Problem to solve:
Print word for word the first line of the listing below and every line after it, through the line with "W, H = 1728, 1036". Leave out the pictures and the rest.

Data provided:

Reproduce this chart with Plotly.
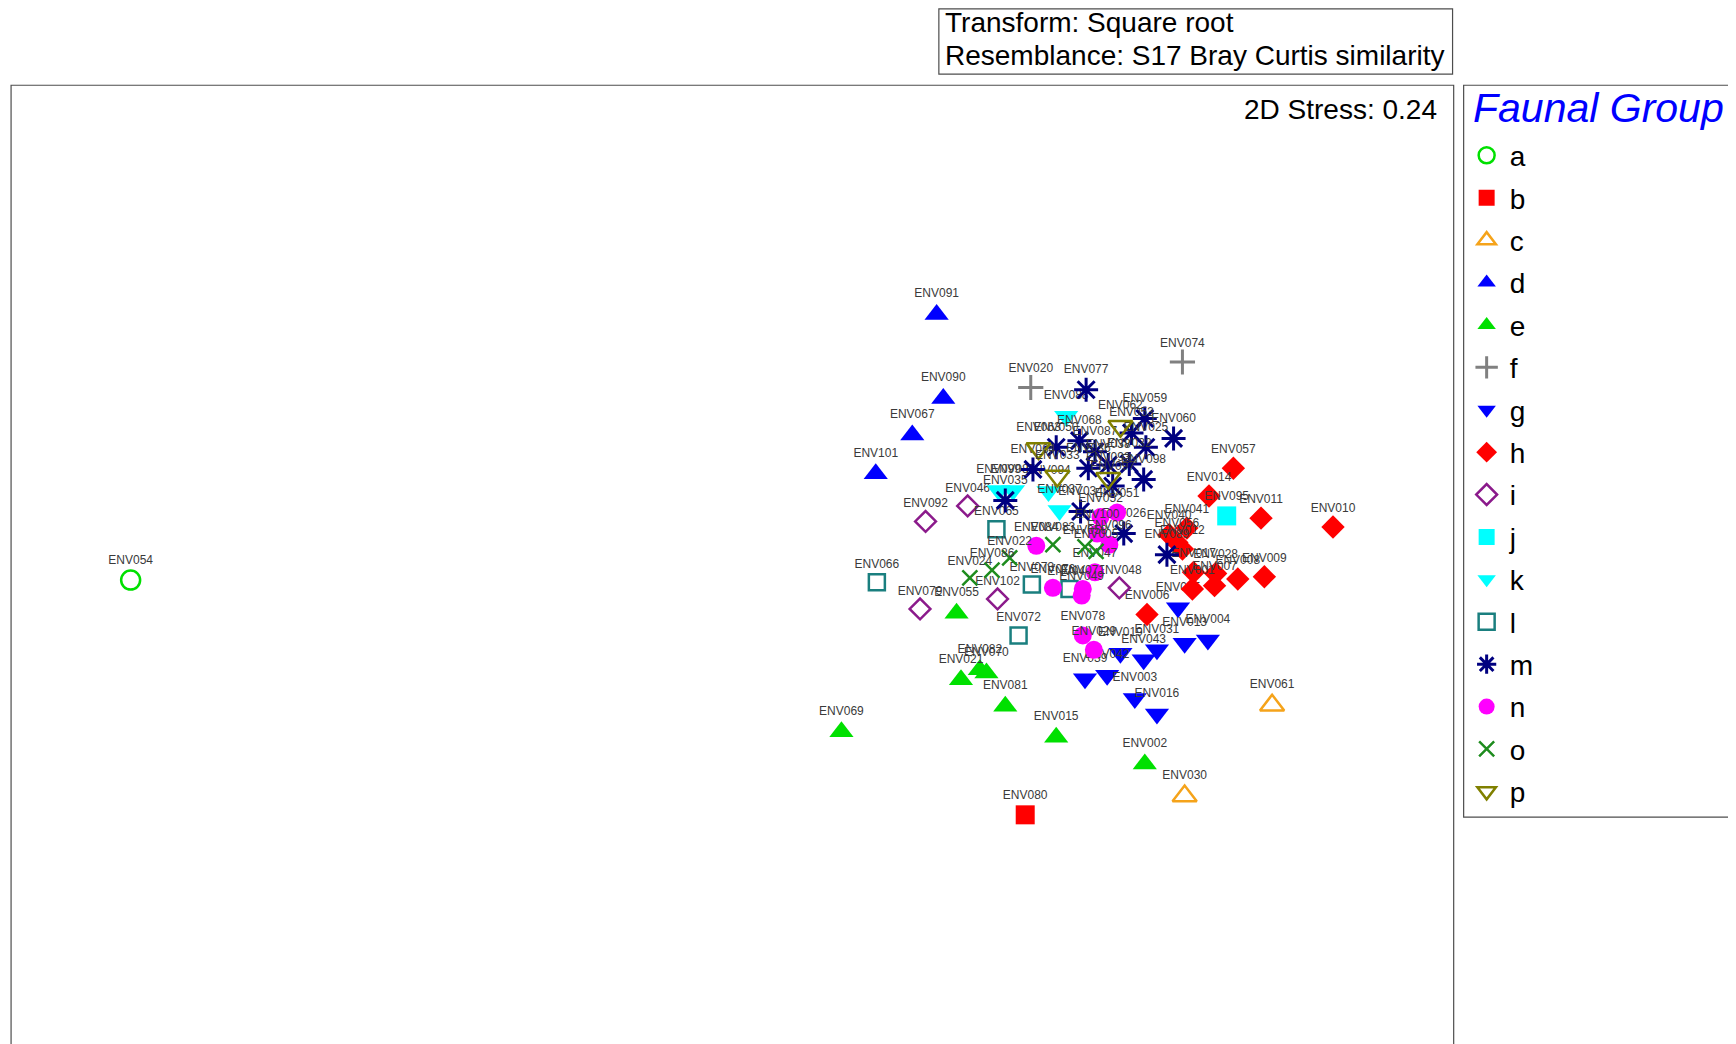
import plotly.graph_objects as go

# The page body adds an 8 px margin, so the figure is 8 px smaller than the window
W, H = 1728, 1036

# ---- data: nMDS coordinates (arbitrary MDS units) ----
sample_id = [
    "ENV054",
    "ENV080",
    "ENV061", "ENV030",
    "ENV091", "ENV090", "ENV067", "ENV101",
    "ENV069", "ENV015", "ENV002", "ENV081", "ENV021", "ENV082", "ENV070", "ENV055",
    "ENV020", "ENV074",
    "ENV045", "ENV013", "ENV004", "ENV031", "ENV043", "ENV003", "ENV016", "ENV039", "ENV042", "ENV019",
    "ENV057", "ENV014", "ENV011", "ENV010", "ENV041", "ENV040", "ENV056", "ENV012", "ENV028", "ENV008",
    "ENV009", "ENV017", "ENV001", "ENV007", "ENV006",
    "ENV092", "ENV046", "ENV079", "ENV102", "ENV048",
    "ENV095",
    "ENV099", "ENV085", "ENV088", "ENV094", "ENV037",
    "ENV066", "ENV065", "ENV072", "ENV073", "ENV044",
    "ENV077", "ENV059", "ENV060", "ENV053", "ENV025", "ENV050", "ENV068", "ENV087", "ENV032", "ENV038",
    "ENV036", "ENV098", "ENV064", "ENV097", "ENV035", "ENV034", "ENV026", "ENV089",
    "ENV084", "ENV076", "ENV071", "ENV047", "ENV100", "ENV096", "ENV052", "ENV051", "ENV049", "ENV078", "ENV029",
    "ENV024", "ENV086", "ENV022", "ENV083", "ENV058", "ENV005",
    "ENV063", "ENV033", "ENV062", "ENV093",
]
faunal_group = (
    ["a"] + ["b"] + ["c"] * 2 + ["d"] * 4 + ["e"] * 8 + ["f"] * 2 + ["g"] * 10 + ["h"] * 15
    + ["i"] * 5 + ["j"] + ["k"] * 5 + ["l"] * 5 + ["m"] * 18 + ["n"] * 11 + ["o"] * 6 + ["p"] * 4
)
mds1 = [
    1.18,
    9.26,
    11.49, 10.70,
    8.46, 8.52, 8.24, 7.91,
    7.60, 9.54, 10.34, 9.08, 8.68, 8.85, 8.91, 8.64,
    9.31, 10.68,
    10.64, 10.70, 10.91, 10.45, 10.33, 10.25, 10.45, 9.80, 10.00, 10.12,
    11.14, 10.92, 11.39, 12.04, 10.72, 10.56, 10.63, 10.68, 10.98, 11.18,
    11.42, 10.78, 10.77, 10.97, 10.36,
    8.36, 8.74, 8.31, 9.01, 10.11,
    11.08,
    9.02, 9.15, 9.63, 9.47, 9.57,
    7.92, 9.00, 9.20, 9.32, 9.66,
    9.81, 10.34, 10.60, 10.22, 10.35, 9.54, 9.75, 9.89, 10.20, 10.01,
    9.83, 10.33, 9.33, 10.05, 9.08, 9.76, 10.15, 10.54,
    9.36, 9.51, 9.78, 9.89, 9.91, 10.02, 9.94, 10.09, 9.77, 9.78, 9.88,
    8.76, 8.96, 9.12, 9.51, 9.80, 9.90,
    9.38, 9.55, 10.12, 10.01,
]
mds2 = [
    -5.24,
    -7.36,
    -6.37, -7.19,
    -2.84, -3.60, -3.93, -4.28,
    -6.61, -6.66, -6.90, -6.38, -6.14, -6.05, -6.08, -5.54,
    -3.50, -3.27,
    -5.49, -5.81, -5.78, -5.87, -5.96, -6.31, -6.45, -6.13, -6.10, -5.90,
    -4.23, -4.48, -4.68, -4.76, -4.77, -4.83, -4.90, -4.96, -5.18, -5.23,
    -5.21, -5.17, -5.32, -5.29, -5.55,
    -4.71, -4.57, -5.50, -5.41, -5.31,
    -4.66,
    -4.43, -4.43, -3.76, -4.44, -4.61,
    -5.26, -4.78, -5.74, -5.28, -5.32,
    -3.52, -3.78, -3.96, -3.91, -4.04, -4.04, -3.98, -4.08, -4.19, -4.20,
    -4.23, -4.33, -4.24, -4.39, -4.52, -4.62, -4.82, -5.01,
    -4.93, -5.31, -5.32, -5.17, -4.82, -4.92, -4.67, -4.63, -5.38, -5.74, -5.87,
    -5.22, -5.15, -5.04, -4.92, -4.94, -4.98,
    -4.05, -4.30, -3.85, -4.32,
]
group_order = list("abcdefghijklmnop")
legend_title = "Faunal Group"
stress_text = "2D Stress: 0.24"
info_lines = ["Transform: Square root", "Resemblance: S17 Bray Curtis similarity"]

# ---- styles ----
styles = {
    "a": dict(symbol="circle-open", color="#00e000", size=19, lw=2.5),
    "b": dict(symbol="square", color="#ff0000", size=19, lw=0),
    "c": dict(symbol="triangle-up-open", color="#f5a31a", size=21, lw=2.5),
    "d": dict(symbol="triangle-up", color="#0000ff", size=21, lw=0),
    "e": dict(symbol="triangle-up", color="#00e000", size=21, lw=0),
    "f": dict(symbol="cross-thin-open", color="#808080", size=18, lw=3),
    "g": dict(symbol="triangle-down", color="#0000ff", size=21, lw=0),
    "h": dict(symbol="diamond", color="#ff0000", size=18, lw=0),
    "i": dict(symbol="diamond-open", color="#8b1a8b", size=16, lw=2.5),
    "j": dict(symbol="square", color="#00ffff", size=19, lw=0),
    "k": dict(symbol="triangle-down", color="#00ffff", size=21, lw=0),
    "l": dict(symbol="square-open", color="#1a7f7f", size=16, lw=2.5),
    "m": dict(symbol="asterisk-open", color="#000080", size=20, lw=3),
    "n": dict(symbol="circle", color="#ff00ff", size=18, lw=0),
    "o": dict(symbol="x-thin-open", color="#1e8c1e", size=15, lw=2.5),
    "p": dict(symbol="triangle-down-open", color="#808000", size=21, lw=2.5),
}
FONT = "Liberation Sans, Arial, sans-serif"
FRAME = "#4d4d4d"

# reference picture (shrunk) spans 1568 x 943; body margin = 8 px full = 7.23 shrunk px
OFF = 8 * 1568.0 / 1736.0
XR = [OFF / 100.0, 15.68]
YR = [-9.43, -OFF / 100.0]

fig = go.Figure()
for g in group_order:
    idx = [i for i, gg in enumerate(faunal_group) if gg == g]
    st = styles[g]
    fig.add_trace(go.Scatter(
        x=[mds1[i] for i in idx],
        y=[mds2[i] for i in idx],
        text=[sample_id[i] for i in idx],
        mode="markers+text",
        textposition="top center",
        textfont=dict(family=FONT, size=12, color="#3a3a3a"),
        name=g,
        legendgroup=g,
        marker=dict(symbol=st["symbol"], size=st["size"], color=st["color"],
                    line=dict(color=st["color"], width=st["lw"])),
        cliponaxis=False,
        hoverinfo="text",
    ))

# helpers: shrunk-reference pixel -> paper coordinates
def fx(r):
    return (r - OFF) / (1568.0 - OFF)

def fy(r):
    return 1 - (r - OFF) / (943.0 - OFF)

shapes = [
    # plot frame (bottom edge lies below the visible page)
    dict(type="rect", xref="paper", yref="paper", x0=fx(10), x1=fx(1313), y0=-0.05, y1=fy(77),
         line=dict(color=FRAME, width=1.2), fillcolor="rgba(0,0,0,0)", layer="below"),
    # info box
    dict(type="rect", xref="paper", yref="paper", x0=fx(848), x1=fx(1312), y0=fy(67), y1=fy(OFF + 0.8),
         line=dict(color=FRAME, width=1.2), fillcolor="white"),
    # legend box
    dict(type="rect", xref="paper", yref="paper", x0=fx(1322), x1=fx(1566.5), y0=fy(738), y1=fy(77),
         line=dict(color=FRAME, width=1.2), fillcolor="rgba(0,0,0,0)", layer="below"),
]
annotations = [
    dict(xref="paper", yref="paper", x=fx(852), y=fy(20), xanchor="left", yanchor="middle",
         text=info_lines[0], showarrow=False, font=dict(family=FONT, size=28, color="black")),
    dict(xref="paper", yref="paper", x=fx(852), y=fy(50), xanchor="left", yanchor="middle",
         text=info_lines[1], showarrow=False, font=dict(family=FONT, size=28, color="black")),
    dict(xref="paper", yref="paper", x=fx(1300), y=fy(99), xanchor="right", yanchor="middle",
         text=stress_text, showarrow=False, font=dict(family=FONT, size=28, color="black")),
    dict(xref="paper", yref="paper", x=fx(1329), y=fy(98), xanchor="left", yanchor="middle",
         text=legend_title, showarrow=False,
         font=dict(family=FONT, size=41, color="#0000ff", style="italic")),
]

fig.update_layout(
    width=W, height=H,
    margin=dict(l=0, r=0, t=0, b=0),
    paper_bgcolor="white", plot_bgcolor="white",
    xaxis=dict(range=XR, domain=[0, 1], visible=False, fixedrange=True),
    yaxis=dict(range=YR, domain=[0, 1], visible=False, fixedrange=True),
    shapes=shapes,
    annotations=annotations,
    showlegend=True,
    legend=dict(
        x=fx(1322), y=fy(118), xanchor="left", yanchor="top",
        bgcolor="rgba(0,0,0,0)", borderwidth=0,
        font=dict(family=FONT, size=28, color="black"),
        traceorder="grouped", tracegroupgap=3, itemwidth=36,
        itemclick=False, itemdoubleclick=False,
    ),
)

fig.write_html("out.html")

Task output:
Reproduce this chart with Plotly.
import plotly.graph_objects as go

# The page body adds an 8 px margin, so the figure is 8 px smaller than the window
W, H = 1728, 1036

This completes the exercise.